Seeing simple shapes
If you can replicate the lines shown here on the drawing alphabet, then you (yes, you!) can sketch. These are the foundational lines to everything you would ever want to draw. You just have to practice seeing objects as the collections of simple shapes they are. Draw them on a Post-it, a piece of paper, a whiteboard … the medium doesn’t matter.
“If I can see it, then I can draw it.” This simple statement is the key to drawing. Once you learn to take a second to really “see” and analyze the object in front of you, drawing it becomes easier. Instead of seeing the object as its complex whole, begin to train your eye to look for the simplest shapes and lines that form the complex object. The more details you pick up and include give more visual cues that tell that object’s story.
What’s in my pencil case
My current workhorse is a black Paper Mate Flair M. This tool is great for pretty much anything and was used in the sketches above. The medium weight is not too thick for finer details, and strokes can be doubled or tripled to thicken the line and call attention to an object. The line consistency is average. The ink will fade in quicker strokes, but you’ll get strong lines visible from a fair distance with the medium felt tip.
To work quicker, I stick to three basic sketching tools:
- Paper Mate Flair M
- Bright color Prismacolor marker to grab attention
- 40% Cool Gray Marker (Prismacolor or Copic) to give depth.
With just those three alone, I can pretty much make anything happen. But I like to have the following on hand to be ready for any situation:
- Pilot Hi-Tec-C Gel 0.4mm pen to capture small, finer detail
- Bic Crystal ballpoint in red (or any contrast color you’re not using in your sketches)

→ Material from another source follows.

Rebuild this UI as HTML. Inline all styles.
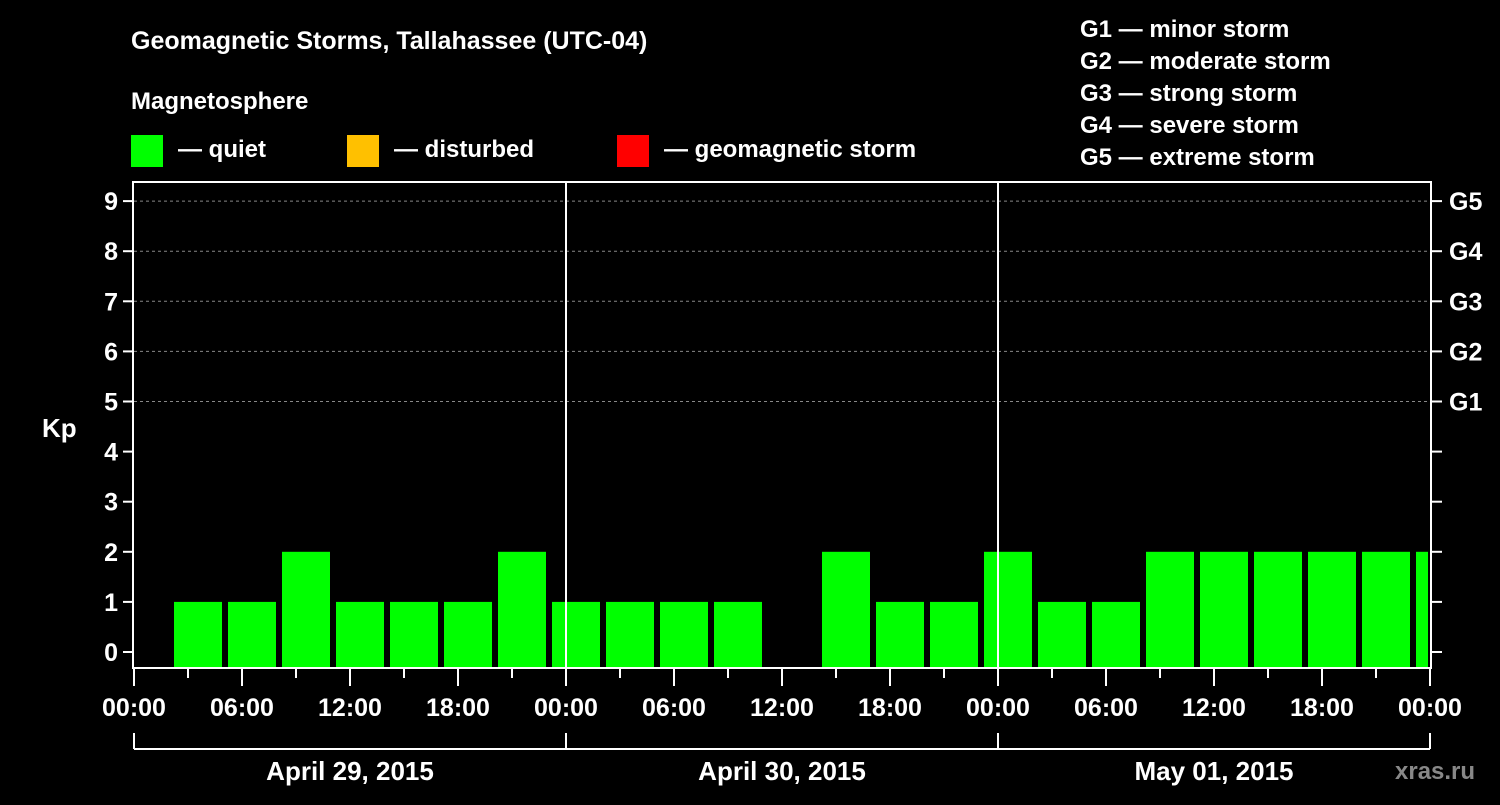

- Thicker Sharpie to get a strong outline to call out specific objects
Adding detail to your sketches
The two sketches below show the same idea, but use different tools. The first sketch was done using just the Paper Mate Flair and does a fine enough job of communicating the sequence. If I was walking someone through this in person, I don’t think they would have trouble understanding.
For the second sketch, I used tool items 1-3 to provide contextual details and visual cues to help reduce the cognitive load on the viewer. The gray maker adds more contextual detail of depth to the slider, finger, and tooltip while the splash of color leads the eye through the main points I want to convey in the sketch. This technique is helpful when sending sketches to clients where you might not be there to walk them through the idea.
I try to avoid working digitally (Sketch app, Adobe Illustrator) until I have a real purpose for using that medium. I sketch by hand because it’s quick, it forces me to stop worrying about details, and I enjoy it. Sketching provides a sense of freedom at a pace that is nimble enough to explore and think through several ideas. With enough practice, you don’t even have to think about your pen movements. You can stay in tune with your idea, instead of obsessing over details like the corner radius of a button.